Are there scenarios where using Batch Normalization in a sparse auto-encoder is counterproductive?
Though BN can help in many cases, certain scenarios may render BN less beneficial or even harmful:
Extreme sparsity demands
If your auto-encoder aims for an extremely low activation level (much lower than common practice, e.g., 0.01 or below), BN can keep pushing the distribution to have a “standard” mean and variance. This might systematically shift the activation distribution away from near-zero.
The network might then rely heavily on
beta
adjustments in BN to bring those activations back down, leading to complicated training dynamics.
Tiny batch sizes or highly variable data
As mentioned, if your batch size is too small, BN’s estimates can be noisy. This noise interacts badly with the push for sparsity, leading to inconsistent or partial enforcement of the KL divergence penalty.
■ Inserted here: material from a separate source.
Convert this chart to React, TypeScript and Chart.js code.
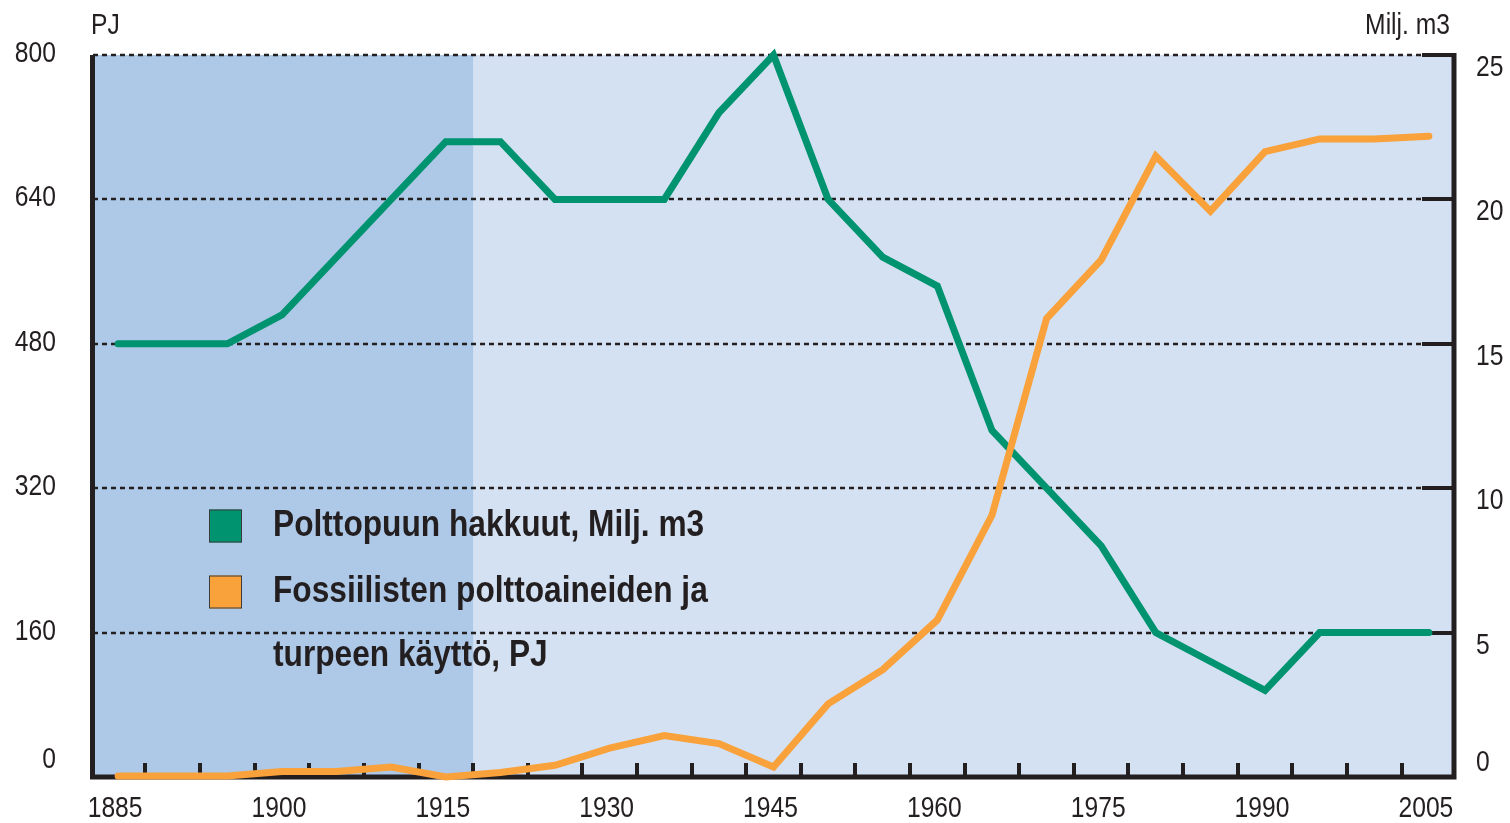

If the data is extremely heterogeneous (imagine multiple very different data domains in a single dataset), BN might settle on a normalization that is suboptimal for each subdomain, especially if each subdomain requires a different level of neuron activation.
Better alternatives
Layer Normalization: Normalizes across features, not batches, so the overall distribution is more stable if you want each sample to have a certain pattern of mostly-zero activation.
No normalization: Sometimes, you can rely purely on the KL divergence penalty. If the scale of input data is well-controlled, skipping BN altogether might simplify the interplay between the reconstruction and sparsity objectives.
In real-world practice, you would measure the improvement (or lack thereof) that BN brings to a sparse auto-encoder. If experiments show that BN complicates training without measurable benefits in reconstruction quality or sparsity, it may be more pragmatic to omit BN or switch to an alternative normalization scheme.